Upon withholding the tax, the purchaser of the land must file a withholding tax return indicating the details of the seller, the gross amount paid for the land, the date of payment, the nature of payment, and the amount withheld.

This return must be filed by the fifteenth day of the month following the purchase. Should the purchaser fail to file the return by the due date, he or she is liable to pay a penalty for late filing.

Buyers of land should pay particular attention to this clause, as a purchaser of land who fails to withhold tax will be held personally liable to pay the amount of tax which has not been withheld and/or remitted to URA.

However, under the new law, the WHT clause will not apply to land belonging to an individual that is subject to rental tax, or land held as trading stock.

Equally, the tax shall not apply to a seller where the Uganda Revenue Authority Commissioner is satisfied that the seller has regularly complied with their tax obligations.

The proposed law also excludes WHT from situations where the disposal of a property is by means of gift, bequest, devise or inheritance that does not generate again included in the business, employment or property income.

Lawmakers on the Finance Committee as well as policy analysts reason that the proposed tax may affect property developer businesses, and land agents who buy land for purposes of resale, among other groups of people.

Former Kabarole MP Sylvia Rwabwogo explains that in the proposed amendment, the government seeks to tax land transactions where someone is a property dealer or developer,  as well as individual land agents who buy land for purposes of resale.

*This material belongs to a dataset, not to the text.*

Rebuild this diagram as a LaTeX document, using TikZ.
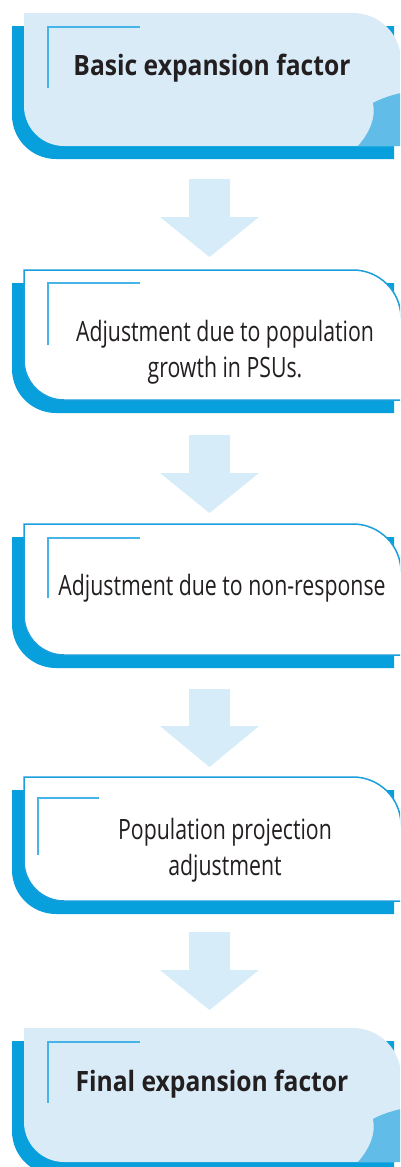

“The seller under this [proposed] law incurs a tax cost because it is property sold for business and not home ownership…if I sell my house to another person in order for me to relocate, then, I don’t incur that cost,” Ms Rwabwogo explains.

Taxes Impacting Rental Income

Another proposed change to the Income Tax Act affects landlords. Lawmakers are proposing a reduction in the rate of rental tax for individuals from 30% on chargeable income to 12% on gross rental income.

Deductible expenses and losses allowable to taxpayers earning rental income shall be capped to 50% of their rental income in that year of income. Currently, they stand at 75%. Any excess shall be carried forward to the subsequent year.

Lawmakers are also proposing a repeal of the deduction of interest expense incurred on a mortgage from financial institutions and applied towards the acquisition or construction of premises from which rental income was generated. This is currently an allowable deduction for individuals.

However, tax consultants have cautioned Parliament on the negative implications of the proposed rental income tax amendments.

Joseph Okuja from Libra Advocates and Consultants at a meeting with the Committee of Finance on Thursday, 05 May said that the amendment does away with a threshold on the rental income tax, putting small and big landlords at the same level of taxation.

“Before, the law exempted those earning less than Shs2.8 million annually before last year from rent which established the aforementioned figure as the threshold for rental income tax,” he explains.

Changes to the Tax Procedures Code that Impact Landlords

Electronic Invoicing of Tenants

Landlords and property managers who earn more than USh150 million must implement the electronic invoicing system EFRIS when invoicing their tenants or customers.

Under the proposed changes to the Tax Procedures Code Act, landlords and property managers that do not comply with the requirements of electronic receipting and invoicing face a temporary closure of business.

The proposed changes also introduce penalties for offences relating to misuse of the electronic receipting and invoicing system.

A Reward for Informers of Landlords Cheating the System

The proposed changes to the law also introduce rewards to informers whose information leads to the collection or recovery of tax.

The commissioner shall pay a person who provides information leading to the identification of unassessed tax 1% of the tax or USh15 million, whichever is less.

If the law passes, landlords who are avoiding paying rental income tax will need to be wary of disgruntled tenants who could profit from reporting on their landlord’s tax avoidance.